Brad’s father (Robert Duvall) is the patriarch of blue-collar family. Brad’s brothers (Tim McGraw and frequent Vaughn co-star Jon Favreau of SWINGERS fame) are semi-pro cage wrestlers who spend the visit getting Brad into all sorts of interesting, painful holds while Kate gets the lowdown, unwillingly, on the physical ramifications of breastfeeding. Tears, fire, and the crushing of Christmas illusions ensue. Kate’s mother (Mary Steenburgen) is a lusty cougar sidetracked for a moment into becoming a born-again Christian by her new beau (Dwight Yokum), a local pastor. The physical blows that Brad endured at this father’s are echoed by the emotional blows Kate takes as her less than stellar childhood is trotted out for Brad by her mother, sister, aunt and grandmother, all of whom take too much interest in Brad’s tree-like good looks. There’s a baby here, as well, and one that creates its own decorations, not of the deck the halls variety. More illusions are crushed here, and the violence extends to an ugly interlude in a jump-jump wherein Kate is pummeled by children and bad memories before retaliating in ways that are not strictly speaking appropriate. Brad’s mother (Sissy Spacek), a born-again hippie, is cohabiting with Brad’s best pal childhood pal, and exhibiting all the emotional maturity of a six-year-old when the time comes to play a board game. Kate’s father (Jon Voigt) is, well, he’s there to hammer home the lesson of the film about the value of family, the which the film has so far failed to do. Beyond that, there’s really nothing to his character except to look very good in a seasonal sweater.

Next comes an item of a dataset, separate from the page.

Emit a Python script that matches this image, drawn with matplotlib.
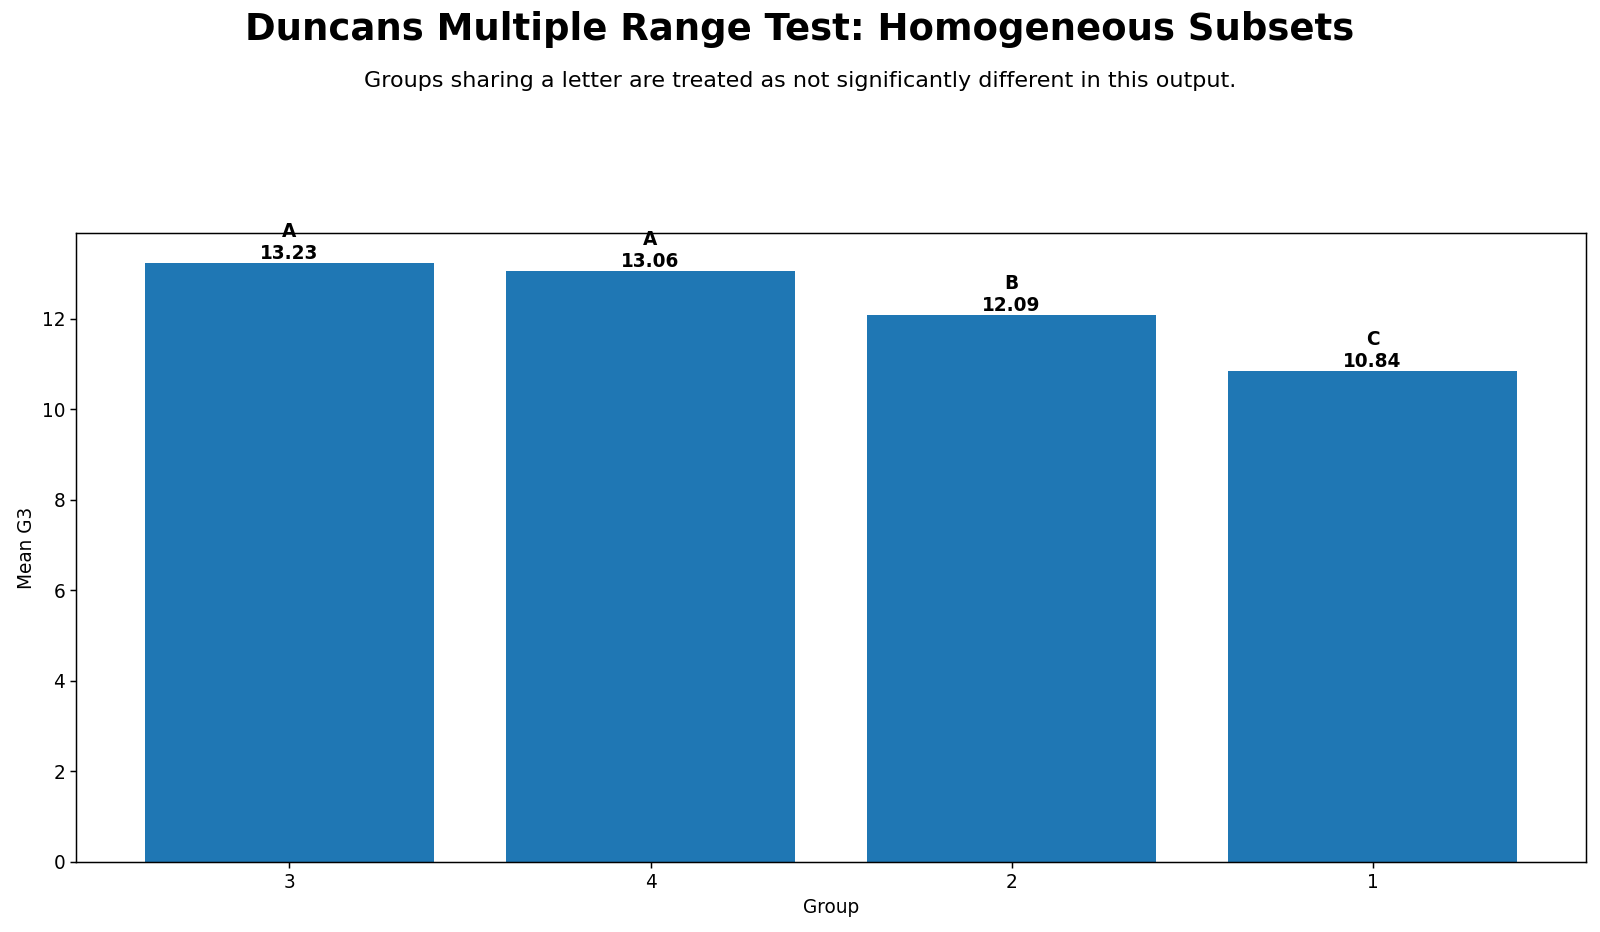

There is no spark to the humor, there is no warmth to the drama. There is a tired plot that whips the essence of every Christmas movie ever made into a dreary slog in which nothing makes sense. Kate’s exposure to spray cheese on a cracker and children with no sense of boundaries suddenly make her long for one of her own. Child that is. Her feelings for spray cheese are left blissfully unexplored. The change of heart has all the hallmarks of a clunky plot device designed to give the couple something to talk about other than how very uncomfortable their families make them feel. Ditto Brad’s sudden showboating during a Christmas pageant that he and Kate are conscripted into as the Virgin Mary and Joseph. Sure, he looks good in the short man-skirt, and he wears it with a satisfying conviction, but to suddenly turn thespian as Kate quails, it’s out of left field.
On the plus size, the height difference between Witherspoon and Vaughn, at least a foot, which could have been distracting, is mostly covered by the former wearing very, very high heels and careful camera angles.
At less than 90 minutes, FOUR CHRISTMASES has the virtue of brevity. Unfortunately, even at that length, it still overstays its welcome. And then some.